Why not look to the American Convention on Human Rights? It's similar but slightly different to the UDHR. Provides more protection for jus soli citizenship, but also more abortion restrictions. So is bodily autonomy a human right, or is the right to life beginning at conception a human right? Even taken exclusively as a strict legal term, the set of human rights isn't without debate.
The universal declaration of human rights isn't universally recognized. Most conceptions of human rights would find them to apply even if your government rejects a UN declaration or failed to sign a treaty.
As another example, the UDHR doesn't acknowledge sexual orientation or gender identity. People try to interpret parts of it as implying them, but it's blatantly an incomplete document. And that's okay, since it's not an exhaustive list. It was drafted when people didn't agree that lgbtq rights were human rights. They were and are human rights without a piece of paper bestowing them.
Human rights are like any other morality question: subjective, and held in tension between individual beliefs and the various beliefs of society at large.

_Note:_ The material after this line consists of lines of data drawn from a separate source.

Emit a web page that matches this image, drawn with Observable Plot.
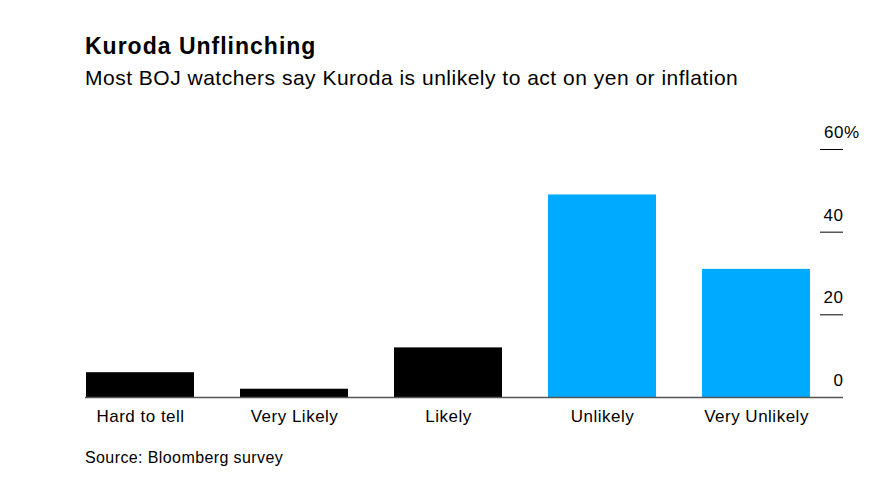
<!DOCTYPE html>
<html>
<head>
<meta charset="utf-8">
<script src="https://cdn.jsdelivr.net/npm/d3@7"></script>
<script src="https://cdn.jsdelivr.net/npm/@observablehq/plot@0.6"></script>
<style>
  html, body { margin: 0; padding: 0; background: #fff; }
  body { width: 885px; height: 483px; position: relative; overflow: hidden; font-family: "Liberation Sans", Arial, sans-serif; color: #000; }
  .t { position: absolute; left: 85px; white-space: nowrap; line-height: 1; }
  #title { top: 34.5px; font-size: 23px; font-weight: bold; letter-spacing: 1px; }
  #subtitle { top: 67px; font-size: 21px; letter-spacing: 0.5px; }
  #caption { top: 449.5px; font-size: 16px; letter-spacing: 0.4px; }
  #chart { position: absolute; left: 0; top: 110px; }
</style>
</head>
<body>
<div id="title" class="t">Kuroda Unflinching</div>
<div id="subtitle" class="t">Most BOJ watchers say Kuroda is unlikely to act on yen or inflation</div>
<div id="chart"></div>
<div id="caption" class="t">Source: Bloomberg survey</div>
<script>
const categories = ["Hard to tell", "Very Likely", "Likely", "Unlikely", "Very Unlikely"];
const shares = [6, 2, 12, 49, 31];
const yTicks = [0, 20, 40];
const yTopTick = [60];

const data = categories.map((c, i) => ({category: c, share: shares[i]}));
const BLUE = "#00aaff";

const chart = Plot.plot({
  width: 885,
  height: 322,
  marginLeft: 85,
  marginRight: 42,
  marginTop: 39,
  marginBottom: 35,
  style: {fontFamily: "'Liberation Sans', Arial, sans-serif", color: "#000", background: "transparent", letterSpacing: "0.5px"},
  x: {domain: categories, range: [85, 811], paddingInner: 0.3, paddingOuter: 0, label: null},
  y: {domain: [0, 60], label: null},
  marks: [
    Plot.barY(data, {x: "category", y: "share", fill: d => d.category.includes("Unlikely") ? BLUE : "#000"}),
    Plot.ruleY(yTicks.slice(1).concat(yTopTick), {insetLeft: 735, stroke: "#000", strokeWidth: 1}),
    Plot.ruleY([0], {stroke: "#555", strokeWidth: 1.5}),
    Plot.axisX({tickSize: 0, tickPadding: 12, fontSize: 17, fill: "#000"}),
    Plot.axisY(yTicks, {anchor: "right", tickSize: 0, tickPadding: 0, textAnchor: "end", dy: -17, fontSize: 17, fill: "#000", label: null}),
    Plot.axisY(yTopTick, {anchor: "right", tickSize: 0, tickPadding: 0, textAnchor: "end", dy: -17, dx: 16, fontSize: 17, fill: "#000", label: null, tickFormat: d => d + "%"})
  ]
});
document.getElementById("chart").appendChild(chart);
</script>
</body>
</html>
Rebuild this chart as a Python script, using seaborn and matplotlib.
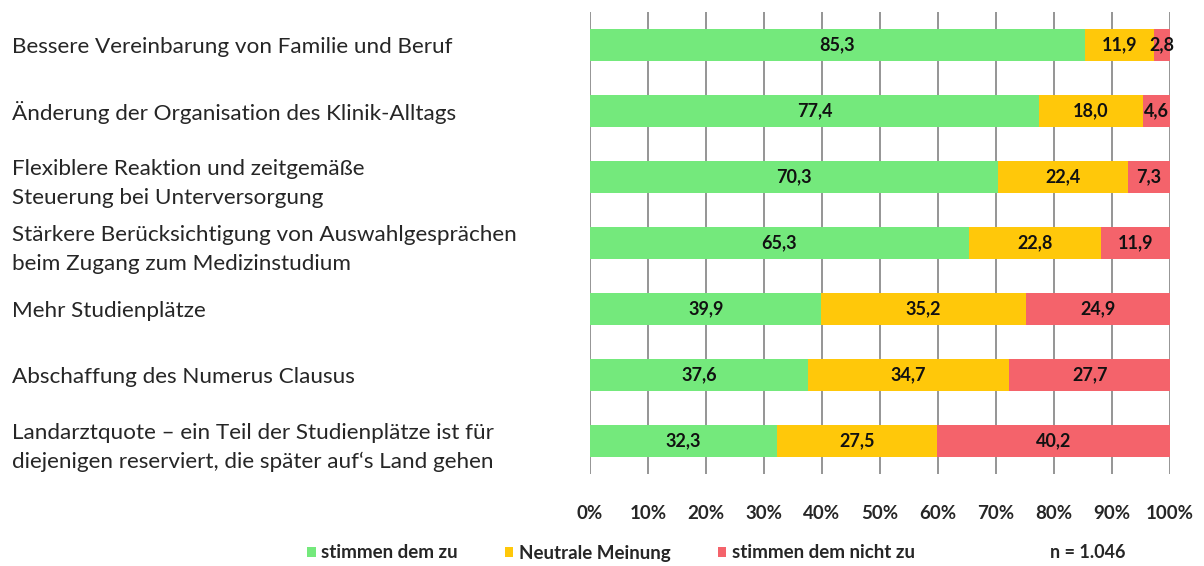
import matplotlib
matplotlib.use("Agg")
import matplotlib.pyplot as plt
import seaborn as sns
import pandas as pd
import numpy as np
from matplotlib.patches import Patch

categories = [
    "Bessere Vereinbarung von Familie und Beruf",
    "Änderung der Organisation des Klinik-Alltags",
    "Flexiblere Reaktion und zeitgemäße\nSteuerung bei Unterversorgung",
    "Stärkere Berücksichtigung von Auswahlgesprächen\nbeim Zugang zum Medizinstudium",
    "Mehr Studienplätze",
    "Abschaffung des Numerus Clausus",
    "Landarztquote – ein Teil der Studienplätze ist für\ndiejenigen reserviert, die später auf‘s Land gehen",
]
zustimmung = [85.3, 77.4, 70.3, 65.3, 39.9, 37.6, 32.3]
neutral = [11.9, 18.0, 22.4, 22.8, 35.2, 34.7, 27.5]
ablehnung = [2.8, 4.6, 7.3, 11.9, 24.9, 27.7, 40.2]
series_names = ["stimmen dem zu", "Neutrale Meinung", "stimmen dem nicht zu"]
x_ticks = [0, 10, 20, 30, 40, 50, 60, 70, 80, 90, 100]
n_text = "n = 1.046"

colors = ["#74E97C", "#FFC80A", "#F4636B"]

sns.set_theme(style="white")
plt.rcParams['font.family'] = ['Lato', 'DejaVu Sans']

df = pd.DataFrame({
    "cat": categories,
    "g": zustimmung,
    "n": neutral,
    "r": ablehnung,
})
df["cum1"] = df["g"]
df["cum2"] = df["g"] + df["n"]
df["cum3"] = df["cum2"] + df["r"]

fig = plt.figure(figsize=(12.04, 5.66), dpi=100)
ax = fig.add_axes([590/1204, 1-474/566, 580/1204, (474-12)/566])

for col, c in zip(["cum3", "cum2", "cum1"], colors[::-1]):
    sns.barplot(data=df, x=col, y="cat", orient="h", color=c, width=0.49,
                ax=ax, saturation=1, edgecolor="none", linewidth=0, zorder=3)

# labels
for i, row in df.iterrows():
    starts = [0, row["g"], row["g"] + row["n"]]
    vals = [row["g"], row["n"], row["r"]]
    for s, v in zip(starts, vals):
        ax.text(s + v / 2, i, f"{v:.1f}".replace(".", ","), ha="center", va="center",
                fontsize=13, fontweight="bold", color="#111111", zorder=5)

ax.set_xlim(0, 100)
ax.set_ylim(6.5, -0.5)
ax.set_xticks(x_ticks)
ax.set_xticklabels([f"{t}%" for t in x_ticks], fontsize=13.5, fontweight="bold")
ax.tick_params(axis="x", length=0, pad=22)
ax.set_yticks(range(len(categories)))
ax.set_yticklabels(categories, fontsize=16.2, ha="left", linespacing=1.55)
ax.tick_params(axis="y", length=0, pad=578 * 0.72)
ax.set_xlabel("")
ax.set_ylabel("")
for s in ax.spines.values():
    s.set_visible(False)
ax.grid(axis="x", color="#8C8C8C", linewidth=1.3, zorder=0)
ax.grid(axis="y", visible=False)
ax.set_axisbelow(True)

handles = [Patch(facecolor=c, edgecolor="none") for c in colors]
leg = fig.legend(handles, series_names, loc="center", bbox_to_anchor=(611/1204, 1 - 553/566),
                 ncol=3, frameon=False, handlelength=0.45, handleheight=0.45,
                 handletextpad=0.3, columnspacing=2.5,
                 prop={"size": 13.5, "weight": "bold"})
fig.text(1088/1204, 1 - 553/566, n_text, ha="center", va="center",
         fontsize=13, fontweight="bold")

fig.savefig("out.png", dpi=100)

If your answer to something is to say that it's illegal, it's not unreasonable to ask which law makes it illegal, and why you think that matters when that law doesn't apply to the nation in question.

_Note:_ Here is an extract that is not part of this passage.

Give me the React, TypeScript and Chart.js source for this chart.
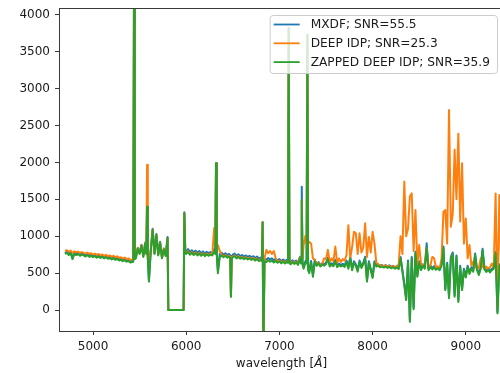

Eh... no... I'm, repeatedly saying that there is a difference and they are different.
It's absolutely NOT a question of morality. Morality is subjective, what you think is moral, someone else think is immoral. How can you not see that?
There are people who think it's immoral for two men to engage in intimacy. There are people who think it's moral. So which one is it? Is it moral or immoral? It's a personal, subjective thing.
Human Rights as they are. Are rights that should be guaranteed by every UN member, You are right that they were drafted in a period of time where LGBT was seen as a mental disability. But the fact that it doesn't exclude anyone over sexuality was a huge part in many places for their recognition and rights as humans, regardless of orientation.
There is far less subjectivity in the articles of the human rights, than there are in questions regarding morality.
For a Nation to change their system of how Citizens are adopted, is not a human rights violation. For a nation to have citizenship status being passed from parent to child, is not a human rights violation.
You can make every argument you want about WHY trump wants to make the change. You can argue the morality of it. You can argue the constitutional problems with it. But what it clearly isn't. Is a Human Rights violation. As long as there is a system in place where a citizens children get citizenship from birth. It is in accordance with Human Rights. There is no subjectivity in that.